她的住行坐臥都是讀寫。而閱讀與書寫原就是雙向的、環繞的,像內外通達的循環,那些詩人、畫家、書法家、小說家、電影導演等也都活在零雨的心胸。她站在那些靈魂的內側,跟他們像是同步一樣,彷彿能使用相同的思維與情感。是以零雨寫:「我喜歡天下的書冊/在胸口湧動……陶淵明李白蘇東坡一起喝酒/他們打架假裝爭吵只為了/把句子逼出來」(〈圈起來〉)、「維梅爾、余承堯、艾莉絲•孟若、曹雪芹。/每隔一段時間,我就要被他們呼喚。/而現在,正當其時。我進入他們的內臟。/看到他們偉大的臟腑。/在句子裡,在顏色裡。/在生活的虔敬,在情感的紋路之中。」(〈線條〉)等等,一方面應用動物性的詞語(譬如吃或心肝內臟),但又是靜好如植物樹花的精神承載。

這不也像美國導演Spike Jonze與編劇Charlie Kaufman合作的《變腦》、日本大友啟史的《祕密》等,透過虛擬,完成同化一心的境地。又或如駱以軍《匡超人》:「……我可是用盡想像力,將我在這城市裡發生的故事、我的眼睛曾經看過的人、壓縮成一枚可以發射的子彈。美猴王在吞食著這一切……我射進了美猴王那沒有時間、沒有上下四方,只有無盡暴力和哀慟的猴腦袋裡。

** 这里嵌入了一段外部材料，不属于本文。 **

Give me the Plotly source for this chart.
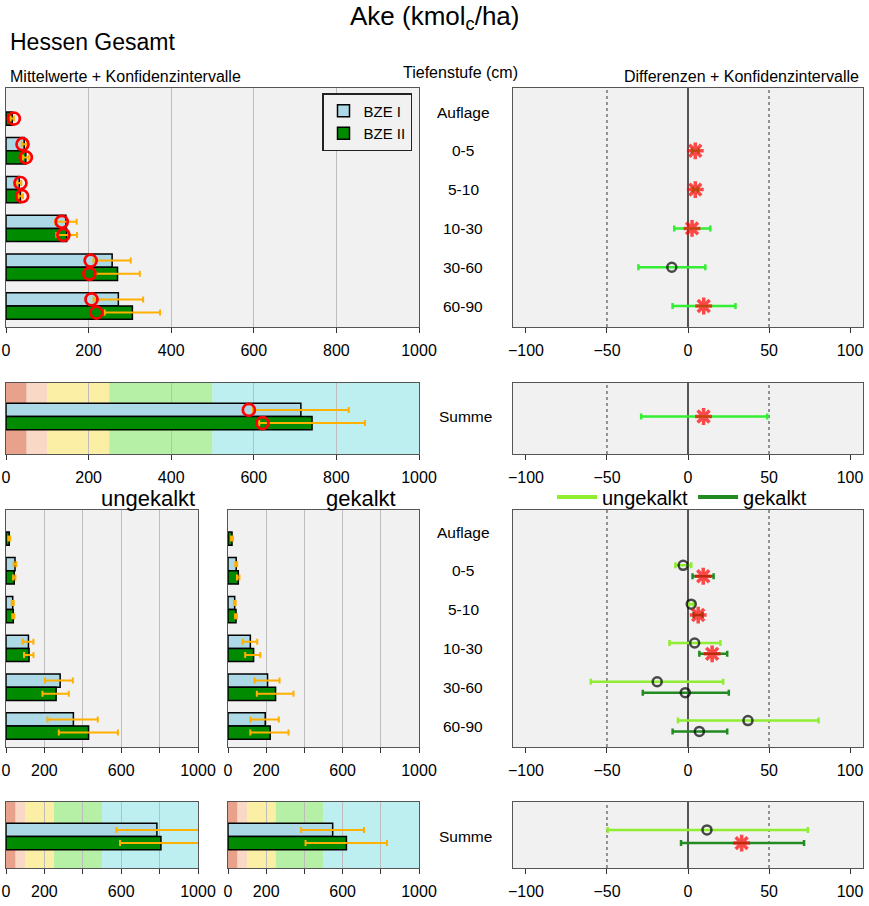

於是,零雨不止是零雨,她吸收容納眾多偉大創作與作者,完成了大靈魂。她也就是無與倫比的招魂者。這位宛如與宇宙同在的詩人,繼《關於故鄉的一些計算》、《田園/下午五點四十九分》後,再次贈與我們又一本教人驚奇的詩集。〈補丁〉這般寫:「變成血脈相連/每一刻都在打通道路//每一刻都與花相接……與佛陀、基督、波赫士、曹雪芹相接//這條路就愈來愈寬廣/就與宇宙相接了」,殆無疑義,她正相接於天地玄黃宇宙洪荒。

〈南泉斬貓,趙州下山〉有寫:「我扛著最美的靈魂/走下坡路/走上坡路」,可以目擊這麼美的靈魂在同時代寫著讀著,有一種不可思議的幸福。零雨會抵達多遠以前,會前往多深的境界,真讓人萬分期待偉大的技藝者如她下一步是什麼。